Entries provided —
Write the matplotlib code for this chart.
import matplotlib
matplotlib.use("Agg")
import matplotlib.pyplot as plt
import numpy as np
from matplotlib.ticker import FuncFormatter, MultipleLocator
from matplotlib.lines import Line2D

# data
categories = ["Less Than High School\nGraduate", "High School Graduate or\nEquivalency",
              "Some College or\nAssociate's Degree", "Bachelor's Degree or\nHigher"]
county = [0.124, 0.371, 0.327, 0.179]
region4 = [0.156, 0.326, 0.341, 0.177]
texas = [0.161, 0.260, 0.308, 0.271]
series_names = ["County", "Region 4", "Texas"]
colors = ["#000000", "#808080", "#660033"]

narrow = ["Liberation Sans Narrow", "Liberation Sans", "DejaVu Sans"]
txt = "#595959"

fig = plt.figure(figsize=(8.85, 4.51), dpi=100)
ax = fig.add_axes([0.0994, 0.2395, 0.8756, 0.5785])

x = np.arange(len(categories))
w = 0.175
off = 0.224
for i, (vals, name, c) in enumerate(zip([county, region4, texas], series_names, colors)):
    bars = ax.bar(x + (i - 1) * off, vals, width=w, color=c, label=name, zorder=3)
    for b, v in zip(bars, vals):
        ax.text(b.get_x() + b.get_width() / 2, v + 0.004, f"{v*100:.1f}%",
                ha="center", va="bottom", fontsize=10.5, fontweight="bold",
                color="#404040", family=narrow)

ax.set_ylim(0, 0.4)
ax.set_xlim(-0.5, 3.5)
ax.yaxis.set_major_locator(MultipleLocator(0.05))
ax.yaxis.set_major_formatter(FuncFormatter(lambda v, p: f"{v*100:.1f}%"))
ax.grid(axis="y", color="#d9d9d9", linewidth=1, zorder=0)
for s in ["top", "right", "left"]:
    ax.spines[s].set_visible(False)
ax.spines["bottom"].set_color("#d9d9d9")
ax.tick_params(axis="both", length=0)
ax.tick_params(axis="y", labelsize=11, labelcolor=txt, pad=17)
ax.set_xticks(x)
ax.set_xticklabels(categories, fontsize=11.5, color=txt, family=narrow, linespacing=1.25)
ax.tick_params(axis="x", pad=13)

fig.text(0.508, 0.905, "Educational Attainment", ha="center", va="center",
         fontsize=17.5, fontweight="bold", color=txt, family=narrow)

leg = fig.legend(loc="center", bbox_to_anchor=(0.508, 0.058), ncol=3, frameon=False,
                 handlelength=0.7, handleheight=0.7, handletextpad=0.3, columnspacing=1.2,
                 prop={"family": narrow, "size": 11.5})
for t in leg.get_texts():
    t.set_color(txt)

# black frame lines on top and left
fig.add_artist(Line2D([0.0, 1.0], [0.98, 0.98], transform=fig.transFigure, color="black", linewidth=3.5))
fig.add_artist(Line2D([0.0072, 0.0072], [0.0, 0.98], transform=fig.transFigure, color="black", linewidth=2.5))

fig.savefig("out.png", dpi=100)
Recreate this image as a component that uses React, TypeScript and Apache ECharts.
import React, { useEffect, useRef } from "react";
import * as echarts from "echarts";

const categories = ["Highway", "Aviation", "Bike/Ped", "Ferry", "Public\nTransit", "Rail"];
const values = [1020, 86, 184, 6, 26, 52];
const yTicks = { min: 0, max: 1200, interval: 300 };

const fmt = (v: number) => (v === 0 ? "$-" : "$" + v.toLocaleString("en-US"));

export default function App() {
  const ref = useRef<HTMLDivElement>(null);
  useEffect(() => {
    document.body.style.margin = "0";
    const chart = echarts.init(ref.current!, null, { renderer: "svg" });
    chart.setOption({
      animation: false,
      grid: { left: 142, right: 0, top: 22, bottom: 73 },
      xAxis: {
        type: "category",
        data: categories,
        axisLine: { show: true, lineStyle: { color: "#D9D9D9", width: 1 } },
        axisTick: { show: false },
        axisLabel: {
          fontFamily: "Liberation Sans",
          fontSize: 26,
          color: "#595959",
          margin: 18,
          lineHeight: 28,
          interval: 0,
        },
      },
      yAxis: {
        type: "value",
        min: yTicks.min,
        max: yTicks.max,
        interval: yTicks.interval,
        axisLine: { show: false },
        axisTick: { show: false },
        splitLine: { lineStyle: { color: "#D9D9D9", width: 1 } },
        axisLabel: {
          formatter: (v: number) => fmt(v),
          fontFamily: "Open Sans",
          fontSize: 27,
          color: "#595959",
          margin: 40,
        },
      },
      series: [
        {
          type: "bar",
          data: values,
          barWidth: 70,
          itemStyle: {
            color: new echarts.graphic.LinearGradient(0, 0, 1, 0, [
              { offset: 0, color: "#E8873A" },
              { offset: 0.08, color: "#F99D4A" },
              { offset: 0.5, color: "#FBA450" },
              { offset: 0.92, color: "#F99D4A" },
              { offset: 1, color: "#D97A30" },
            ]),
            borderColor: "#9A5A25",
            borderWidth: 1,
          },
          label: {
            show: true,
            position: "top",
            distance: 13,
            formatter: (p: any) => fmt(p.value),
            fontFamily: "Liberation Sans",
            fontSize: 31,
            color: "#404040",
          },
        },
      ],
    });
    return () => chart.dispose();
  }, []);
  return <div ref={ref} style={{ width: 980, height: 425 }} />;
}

Given instruction — Copy every line verbatim.

Exercise result —
Write the matplotlib code for this chart.
import matplotlib
matplotlib.use("Agg")
import matplotlib.pyplot as plt
import numpy as np
from matplotlib.ticker import FuncFormatter, MultipleLocator
from matplotlib.lines import Line2D

# data
categories = ["Less Than High School\nGraduate", "High School Graduate or\nEquivalency",
              "Some College or\nAssociate's Degree", "Bachelor's Degree or\nHigher"]
county = [0.124, 0.371, 0.327, 0.179]
region4 = [0.156, 0.326, 0.341, 0.177]
texas = [0.161, 0.260, 0.308, 0.271]
series_names = ["County", "Region 4", "Texas"]
colors = ["#000000", "#808080", "#660033"]

narrow = ["Liberation Sans Narrow", "Liberation Sans", "DejaVu Sans"]
txt = "#595959"

fig = plt.figure(figsize=(8.85, 4.51), dpi=100)
ax = fig.add_axes([0.0994, 0.2395, 0.8756, 0.5785])

x = np.arange(len(categories))
w = 0.175
off = 0.224
for i, (vals, name, c) in enumerate(zip([county, region4, texas], series_names, colors)):
    bars = ax.bar(x + (i - 1) * off, vals, width=w, color=c, label=name, zorder=3)
    for b, v in zip(bars, vals):
        ax.text(b.get_x() + b.get_width() / 2, v + 0.004, f"{v*100:.1f}%",
                ha="center", va="bottom", fontsize=10.5, fontweight="bold",
                color="#404040", family=narrow)

ax.set_ylim(0, 0.4)
ax.set_xlim(-0.5, 3.5)
ax.yaxis.set_major_locator(MultipleLocator(0.05))
ax.yaxis.set_major_formatter(FuncFormatter(lambda v, p: f"{v*100:.1f}%"))
ax.grid(axis="y", color="#d9d9d9", linewidth=1, zorder=0)
for s in ["top", "right", "left"]:
    ax.spines[s].set_visible(False)
ax.spines["bottom"].set_color("#d9d9d9")
ax.tick_params(axis="both", length=0)
ax.tick_params(axis="y", labelsize=11, labelcolor=txt, pad=17)
ax.set_xticks(x)
ax.set_xticklabels(categories, fontsize=11.5, color=txt, family=narrow, linespacing=1.25)
ax.tick_params(axis="x", pad=13)

fig.text(0.508, 0.905, "Educational Attainment", ha="center", va="center",
         fontsize=17.5, fontweight="bold", color=txt, family=narrow)

leg = fig.legend(loc="center", bbox_to_anchor=(0.508, 0.058), ncol=3, frameon=False,
                 handlelength=0.7, handleheight=0.7, handletextpad=0.3, columnspacing=1.2,
                 prop={"family": narrow, "size": 11.5})
for t in leg.get_texts():
    t.set_color(txt)

# black frame lines on top and left
fig.add_artist(Line2D([0.0, 1.0], [0.98, 0.98], transform=fig.transFigure, color="black", linewidth=3.5))
fig.add_artist(Line2D([0.0072, 0.0072], [0.0, 0.98], transform=fig.transFigure, color="black", linewidth=2.5))

fig.savefig("out.png", dpi=100)
Recreate this image as a component that uses React, TypeScript and Apache ECharts.
import React, { useEffect, useRef } from "react";
import * as echarts from "echarts";

const categories = ["Highway", "Aviation", "Bike/Ped", "Ferry", "Public\nTransit", "Rail"];
const values = [1020, 86, 184, 6, 26, 52];
const yTicks = { min: 0, max: 1200, interval: 300 };

const fmt = (v: number) => (v === 0 ? "$-" : "$" + v.toLocaleString("en-US"));

export default function App() {
  const ref = useRef<HTMLDivElement>(null);
  useEffect(() => {
    document.body.style.margin = "0";
    const chart = echarts.init(ref.current!, null, { renderer: "svg" });
    chart.setOption({
      animation: false,
      grid: { left: 142, right: 0, top: 22, bottom: 73 },
      xAxis: {
        type: "category",
        data: categories,
        axisLine: { show: true, lineStyle: { color: "#D9D9D9", width: 1 } },
        axisTick: { show: false },
        axisLabel: {
          fontFamily: "Liberation Sans",
          fontSize: 26,
          color: "#595959",
          margin: 18,
          lineHeight: 28,
          interval: 0,
        },
      },
      yAxis: {
        type: "value",
        min: yTicks.min,
        max: yTicks.max,
        interval: yTicks.interval,
        axisLine: { show: false },
        axisTick: { show: false },
        splitLine: { lineStyle: { color: "#D9D9D9", width: 1 } },
        axisLabel: {
          formatter: (v: number) => fmt(v),
          fontFamily: "Open Sans",
          fontSize: 27,
          color: "#595959",
          margin: 40,
        },
      },
      series: [
        {
          type: "bar",
          data: values,
          barWidth: 70,
          itemStyle: {
            color: new echarts.graphic.LinearGradient(0, 0, 1, 0, [
              { offset: 0, color: "#E8873A" },
              { offset: 0.08, color: "#F99D4A" },
              { offset: 0.5, color: "#FBA450" },
              { offset: 0.92, color: "#F99D4A" },
              { offset: 1, color: "#D97A30" },
            ]),
            borderColor: "#9A5A25",
            borderWidth: 1,
          },
          label: {
            show: true,
            position: "top",
            distance: 13,
            formatter: (p: any) => fmt(p.value),
            fontFamily: "Liberation Sans",
            fontSize: 31,
            color: "#404040",
          },
        },
      ],
    });
    return () => chart.dispose();
  }, []);
  return <div ref={ref} style={{ width: 980, height: 425 }} />;
}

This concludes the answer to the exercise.